How to stop repeating the same relationship dynamics

Most people don’t repeat painful patterns because they’re careless - they repeat them because they’re familiar. The nervous system clings to what it recognises, even when it hurts.

If you’ve ever found yourself drawn to the same type of person, the same cycle of hope → intensity → confusion → disappointment… it’s not a lack of intelligence. It’s a survival strategy that became a habit.

Here’s what actually breaks the cycle:

1. Recognise the pattern, not the person

People often think they’re making new choices because the packaging looks different - a different job, different hobbies, different aesthetic.

But the emotional architecture is identical:

• You giving more than you receive

• Them withholding, wavering, or withdrawing

• You working harder to secure closeness

• Your self-esteem eroding quietly in the background

Naming the pattern is the first act of power.

2. Understand what the pattern protects you from

Every repetitive dynamic serves a psychological purpose - even the painful ones.

For many high-functioning people, anxious-preoccupied lovers, or emotionally intelligent givers, the pattern protects them from something deeper:

the vulnerability of being truly seen.

Choosing unavailable partners allows you to stay in connection while staying safe.

You can care for them, long for them, analyse them - without risking your own needs.

3. Stop working to earn love

Your labour will not fix their avoidance.

Your insight won’t create their capacity.

Your emotional maturity won’t force someone to meet you where you are.

Healthy love is mutual effort - not strategic effort.

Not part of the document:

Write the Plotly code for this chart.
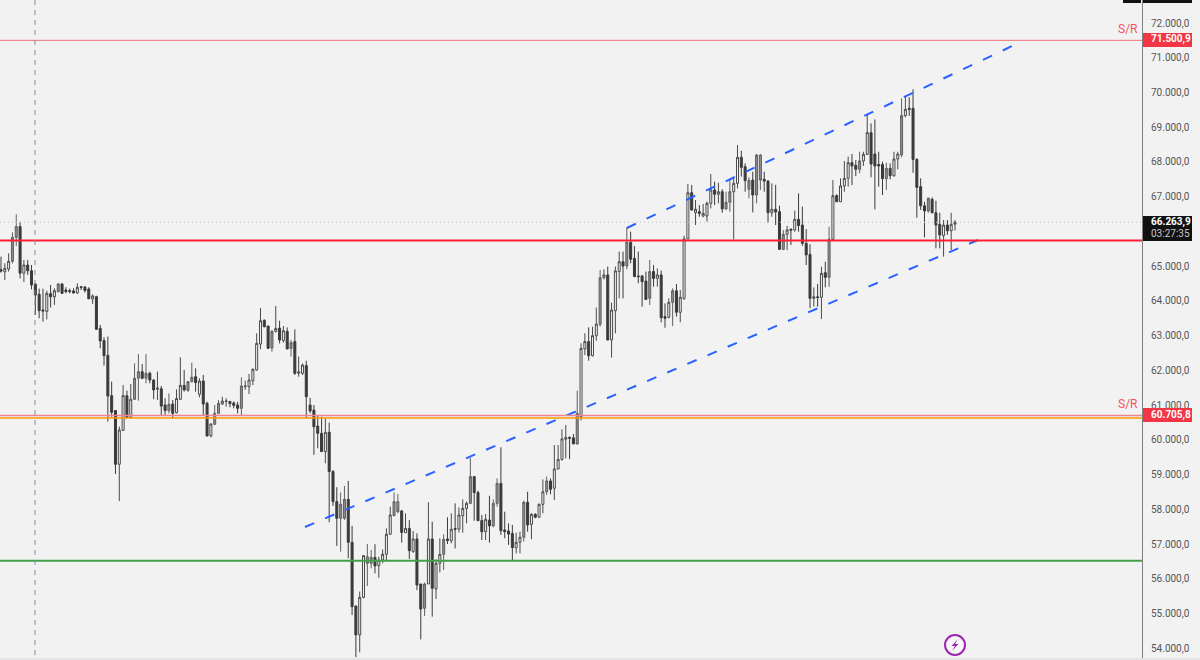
import plotly.graph_objects as go

opens = [64900,64840,64920,65140,65830,66140,64800,65035,64870,64490,
64190,63740,63700,64210,64120,64270,64490,64315,64295,64290,
64230,64410,64400,64345,64055,64125,63210,62860,62435,61275,
60845,59300,60275,61275,60650,61170,61775,61965,61775,61920,
61725,61460,61475,61005,60845,61035,60785,61170,61570,61420,
61680,61820,61315,61695,61055,60115,60450,60765,61035,61105,
61110,61065,61005,60910,61535,61535,61705,62015,62760,63443,
63280,62645,63125,63220,62860,63125,62635,62830,61920,61920,
62140,61005,60860,60400,60190,59665,60220,59090,58225,57745,
57745,58290,57055,55220,54390,55470,56640,56450,56620,56380,
56545,56710,57285,57820,58225,57955,57330,57455,56785,57150,
55855,55155,55855,57150,55710,56450,56710,57150,57100,57455,
57435,57820,58030,58175,58945,58485,57680,57360,57695,57525,
58175,58750,57410,57380,57310,56900,57055,57200,58205,57570,
57860,57775,58147,58510,58820,58610,59165,59440,60020,60075,
60060,59885,60670,62620,62830,62425,63000,63330,64670,64750,
62880,63720,64845,65130,65005,65690,65225,64720,64720,64575,
64075,64845,64650,64750,63550,63530,63960,64295,63675,64075,
65785,67115,66540,66570,66445,66445,66810,67195,67070,67145,
66650,66840,67145,67385,68135,67865,67215,67480,67050,68200,
67500,67450,66540,66640,66570,65485,65920,66070,66040,66350,
66185,65660,65340,64075,64120,64105,64815,64680,65775,67030,
66855,67310,67530,67980,67905,67790,68030,68220,68845,68230,
67930,67930,67520,67815,67605,68085,68200,69335,69545,69545,
68075,67290,66740,66590,66925,66540,66205,65880,66185,66020,66210]

highs = [65275,65085,65370,65975,66495,66280,65180,65180,65035,64510,
64355,64355,64295,64460,64365,64510,64510,64395,64355,64365,
64510,64430,64430,64395,64190,64150,63310,62955,62975,61680,
60860,60385,61580,61420,61610,62205,62475,62185,62475,61965,
61745,61965,61555,61200,61340,61150,61455,62380,62015,61695,
62225,62060,61775,61870,61100,60480,61005,61150,61245,61200,
61120,61110,61100,61800,61705,61900,62060,63070,63800,63470,
63280,63165,63855,63430,63280,63240,62880,63185,62400,62205,
62280,61215,61005,60720,60670,60620,60500,59135,58640,58490,
58675,58820,57525,55240,55635,56690,57005,56835,57000,56640,
56850,57455,58080,58485,58445,57985,57890,57695,57380,57315,
55855,55895,58205,57650,56565,57170,57285,57775,57890,58175,
58060,58290,58225,59490,58965,58540,57840,57870,58395,58290,
58895,59790,57935,57600,57555,57330,57360,58255,58510,57890,
57890,58175,58865,58945,58895,59855,59855,60305,60430,60100,
60170,61420,62780,63070,63240,63260,63810,64890,64910,64990,
63950,64990,65420,65420,66120,65995,65580,65420,64750,64845,
65180,65035,64940,64875,63930,64075,64365,64490,64315,65880,
67365,67340,66905,66760,66790,66860,67655,67435,67405,67215,
67145,67500,67560,68490,68325,67960,67560,67720,68230,68230,
67720,67480,67385,67340,66745,66045,66160,66070,66600,67095,
66715,66070,65630,64390,64490,64985,65130,66140,67480,67070,
67530,68030,68155,68230,68055,68295,68295,69380,69110,69225,
68295,68010,67980,67960,68295,68295,69830,69900,69860,70090,
68105,67530,66855,66980,66980,66885,66540,66330,66330,66540,66330]

lows = [64815,64600,64845,65080,65580,64650,64545,64750,64335,63596,
63500,63404,63470,63815,63885,64240,64200,64220,64220,64220,
64200,64315,64240,64050,63915,63165,62640,62140,60530,60670,
59020,58240,60265,60620,60620,61150,61130,61745,61630,61630,
61170,61150,60720,60720,60765,60620,60765,61150,61390,61390,
61650,61390,61225,60720,60105,60075,60430,60765,61005,60960,
60940,60910,60765,60720,61440,61320,61580,61995,62610,63240,
62620,62540,63090,62780,62800,62610,62400,61870,61820,61870,
60620,60765,59570,59760,59660,59330,57630,58100,56950,56785,
57700,56595,54960,53750,53890,55440,55795,56305,56160,56035,
56450,56495,57265,57810,57890,57045,57330,56575,56755,55680,
54260,54935,55855,54915,55425,56190,56255,57005,57025,56880,
57340,57330,57600,58155,57675,57675,57120,57120,57045,57485,
58080,57265,57170,56980,56525,56735,56735,57075,57360,57140,
57745,57775,57890,58415,58435,58270,59155,59405,59470,59450,
59885,59870,60560,62445,62280,62400,62855,63260,64620,62860,
62370,63070,64075,64075,64910,65085,64700,64510,63835,64030,
63885,64410,64410,63385,63230,63500,63280,63550,63385,64030,
65785,66600,66185,66425,66410,66285,66665,66760,66810,66540,
66620,66570,65775,67240,67580,67145,66955,66550,66810,67195,
67145,66255,66425,66185,65465,65465,65465,65610,65995,65995,
65590,65035,63790,63835,63835,63480,64390,64410,65755,66855,
66855,67145,67290,67335,67595,67675,67885,68200,67560,66635,
67290,67050,67195,67500,67575,67790,68135,69285,69325,67690,
66395,66620,65830,66540,66520,65515,65515,65275,65900,65465,66025]

closes = [64860,64940,65140,65830,66140,64800,65035,64870,64460,64170,
63720,63710,64220,64120,64295,64490,64220,64270,64270,64230,
64395,64395,64300,64065,64145,63185,62850,62425,61265,60795,
59300,60285,61275,60650,61170,61775,61965,61775,61920,61725,
61440,61490,60975,60845,61025,60765,61190,61570,61440,61680,
61805,61650,61695,61035,60115,60460,60765,61055,61120,61120,
61045,60995,60910,61553,61553,61725,62035,62780,63433,63260,
62637,63125,63210,62875,63145,62620,62800,61920,61960,62155,
61245,60835,60380,60190,59665,60220,59090,58225,57745,58150,
58290,57055,55200,54390,55470,56670,56450,56620,56375,56545,
56710,57285,57840,58225,57935,57340,57455,56815,57150,55825,
55135,55855,57150,55730,56450,56710,57140,57105,57430,57425,
57840,58030,58175,58945,58485,57675,57360,57715,57525,58175,
58750,57390,57360,57290,56900,57055,57200,58205,57555,57860,
57775,58147,58510,58820,58580,59165,59440,60030,60075,60050,
59885,60765,62635,62830,62425,63000,63335,64670,64750,62880,
63740,64865,65130,65005,65690,65200,64700,64700,64555,64045,
64845,64650,64750,63520,63500,63960,64295,63675,64105,65785,
67115,66620,66640,66520,66520,66810,67195,67070,67145,66650,
66840,67145,67385,68135,67845,67465,67465,67050,68200,67480,
67450,66540,66640,66560,65485,65920,66045,66040,66350,66170,
65660,65325,64075,64120,64100,64795,64680,65775,67030,66855,
67310,67530,67980,67885,67790,68030,68220,68845,67940,67885,
67885,67520,67815,67605,68085,68230,69335,69515,69515,68075,
67270,66740,66590,66955,66540,66185,65900,66185,66020,66205,66264]

# candles that render with a mid-grey body in the picture
grey_candles = [3,4,15,35,36,38,44,49,50,56,57,63,71,76,89,90,96,97,103,104,111,116,123,
                129,130,137,143,151,157,164,170,176,190,191,196,198,199,205,217,225,232,236,243]

tick_prices = [72000,71000,70000,69000,68000,67000,65000,64000,63000,62000,61000,60000,
               59000,58000,57000,56000,55000,54000]
tick_labels = ["72.000,0","71.000,0","70.000,0","69.000,0","68.000,0","67.000,0","65.000,0",
               "64.000,0","63.000,0","62.000,0","61.000,0","60.000,0","59.000,0","58.000,0",
               "57.000,0","56.000,0","55.000,0","54.000,0"]

sr_top = 71500.9
sr_mid = 60705.8
orange_level = 60630
red_level = 65740
green_level = 56525
last_price = 66263.9
cursor_bar = 8.9
lower_channel_x = [79.66, 256]
lower_channel_y = [57495, 65755]
upper_channel_x = [164, 265]
upper_channel_y = [66100, 71338]

W, H = 1142, 660
XMIN, XMAX = -0.262, 299.0
YMIN, YMAX = 53667, 72662
BG = "#f2f2f2"
RED = "#f23645"

def px(x):
    return x / W
def py(y):
    return 1 - y / H

xs = list(range(len(opens)))
grey = set(grey_candles)
main = [i for i in xs if i not in grey]
gidx = grey_candles

fig = go.Figure()
fig.add_trace(go.Candlestick(
    x=main, open=[opens[i] for i in main], high=[highs[i] for i in main],
    low=[lows[i] for i in main], close=[closes[i] for i in main],
    increasing=dict(line=dict(color="#4a4a4a", width=1), fillcolor="#f6f6f6"),
    decreasing=dict(line=dict(color="#3a3a3a", width=1), fillcolor="#3a3a3a"),
    whiskerwidth=0, hoverinfo="skip", showlegend=False))
fig.add_trace(go.Candlestick(
    x=gidx, open=[opens[i] for i in gidx], high=[highs[i] for i in gidx],
    low=[lows[i] for i in gidx], close=[closes[i] for i in gidx],
    increasing=dict(line=dict(color="#5f5f5f", width=1), fillcolor="#8f8f8f"),
    decreasing=dict(line=dict(color="#5f5f5f", width=1), fillcolor="#8f8f8f"),
    whiskerwidth=0, hoverinfo="skip", showlegend=False))

for xv, yv in ((lower_channel_x, lower_channel_y), (upper_channel_x, upper_channel_y)):
    fig.add_trace(go.Scatter(x=xv, y=yv, mode="lines", hoverinfo="skip", showlegend=False,
                             line=dict(color="#2962ff", width=2, dash="10px,11.88px")))

def hline(level, color, width, dash="solid"):
    fig.add_trace(go.Scatter(x=[XMIN, XMAX], y=[level, level], mode="lines", hoverinfo="skip",
                             showlegend=False, line=dict(color=color, width=width, dash=dash)))

hline(last_price, "#c4c4c4", 1, "1px,3px")
hline(sr_top, "#f0707c", 1)
hline(sr_mid, "#f0848e", 1.5)
hline(orange_level, "#ff9800", 1.5)
hline(red_level, "#ff1f30", 2)
hline(green_level, "#43a047", 2)

fig.add_trace(go.Scatter(x=[cursor_bar, cursor_bar], y=[YMAX, 53800], mode="lines", hoverinfo="skip",
                         showlegend=False, line=dict(color="#7f8c9b", width=1, dash="5px,5px")))

shapes = [
    dict(type="rect", xref="paper", yref="paper", x0=px(1143), x1=px(1192), y0=py(33), y1=py(47),
         fillcolor=RED, line_width=0),
    dict(type="rect", xref="paper", yref="paper", x0=px(1143), x1=px(1192), y0=py(408), y1=py(422),
         fillcolor=RED, line_width=0),
    dict(type="rect", xref="paper", yref="paper", x0=px(1143), x1=px(1192), y0=py(216), y1=py(241),
         fillcolor="#111111", line_width=0),
    dict(type="rect", xref="paper", yref="paper", x0=px(1143), x1=px(1192), y0=py(0), y1=py(3),
         fillcolor="#111111", line_width=0),
    dict(type="rect", xref="paper", yref="paper", x0=px(1123), x1=px(1141), y0=py(0), y1=py(3),
         fillcolor="#111111", line_width=0),
    dict(type="line", xref="paper", yref="paper", x0=0, x1=px(1200), y0=py(659), y1=py(659),
         line=dict(color="#e3e3ea", width=2)),
    dict(type="circle", xref="paper", yref="paper", x0=px(945), x1=px(965), y0=py(635), y1=py(655),
         fillcolor="#f7f7f7", line=dict(color="#9c27b0", width=2)),
    dict(type="path", xref="paper", yref="paper",
         path=f"M {px(958)} {py(639)} L {px(951.5)} {py(646)} L {px(955)} {py(646)} "
              f"L {px(952)} {py(651)} L {px(958.5)} {py(644)} L {px(955)} {py(644)} Z",
         fillcolor="#9c27b0", line_width=0),
]

FONT = "Roboto, sans-serif"
def label(x, y, text, color, size=10, weight="normal"):
    return dict(xref="paper", yref="paper", x=px(x), y=py(y), text=text, showarrow=False,
                xanchor="left", yanchor="middle", align="left",
                font=dict(family=FONT, size=size, color=color, weight=weight))

annotations = [
    label(1116, 29, "S/R", "#f7525f", 12),
    label(1116, 404, "S/R", "#f7525f", 12),
    label(1149, 39.5, "71.500,9", "#ffffff", 10, "bold"),
    label(1149, 414.5, "60.705,8", "#ffffff", 10, "bold"),
    label(1149, 222, "66.263,9", "#ffffff", 10, "bold"),
    label(1149, 233.5, "03:27:35", "#c8c8c8", 10),
]

fig.update_layout(
    width=1200, height=660, autosize=False,
    margin=dict(l=0, r=58, t=0, b=0, pad=0),
    paper_bgcolor=BG, plot_bgcolor=BG, showlegend=False, boxgap=0.25,
    hovermode=False,
    shapes=shapes, annotations=annotations,
    xaxis=dict(range=[XMIN, XMAX], visible=False, rangeslider=dict(visible=False),
               showgrid=False, zeroline=False),
    yaxis=dict(range=[YMIN, YMAX], side="right", tickmode="array", tickvals=tick_prices,
               ticktext=tick_labels, showgrid=False, zeroline=False, showline=True,
               linecolor="#808080", linewidth=1, ticks="", ticklabelstandoff=6,
               tickfont=dict(family=FONT, size=10, color="#555555")),
)
fig.write_html("out.html", config=dict(displayModeBar=False),
               post_script="document.body.style.margin='0';document.documentElement.style.overflow='hidden';")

When you stop over-functioning, the dynamic loses oxygen.

4. Choose who chooses you

Compatibility isn’t “can I make this work?”

It’s “does this person want to meet me here?”

Someone who is emotionally available will:

• Match your energy

• Communicate consistently

• Show up without being chased

• Repair ruptures, not avoid them

• Let you rest, instead of perform

When you’ve lived in survival mode, stability can feel boring.

But boring is often safety in disguise.

5. Let your nervous system learn a new rhythm

Your body is wired for the relationships you grew up with.

It leaks into your dating choices.

Breaking the cycle isn’t just intellectual - it’s somatic.

You learn a new relational pattern by experiencing:

• Calmness that doesn’t feel empty

• Consistency that doesn’t feel suspicious

• Affection that doesn’t feel conditional

• Boundaries that don’t feel punitive

Repetition creates recognition.

Recognition creates safety.

Safety creates new instincts.

Patterns don’t dissolve because you want them to.

They dissolve when you choose differently long enough for your nervous system to catch up.

You don’t need to become someone new. You just need to stop abandoning the person you already are.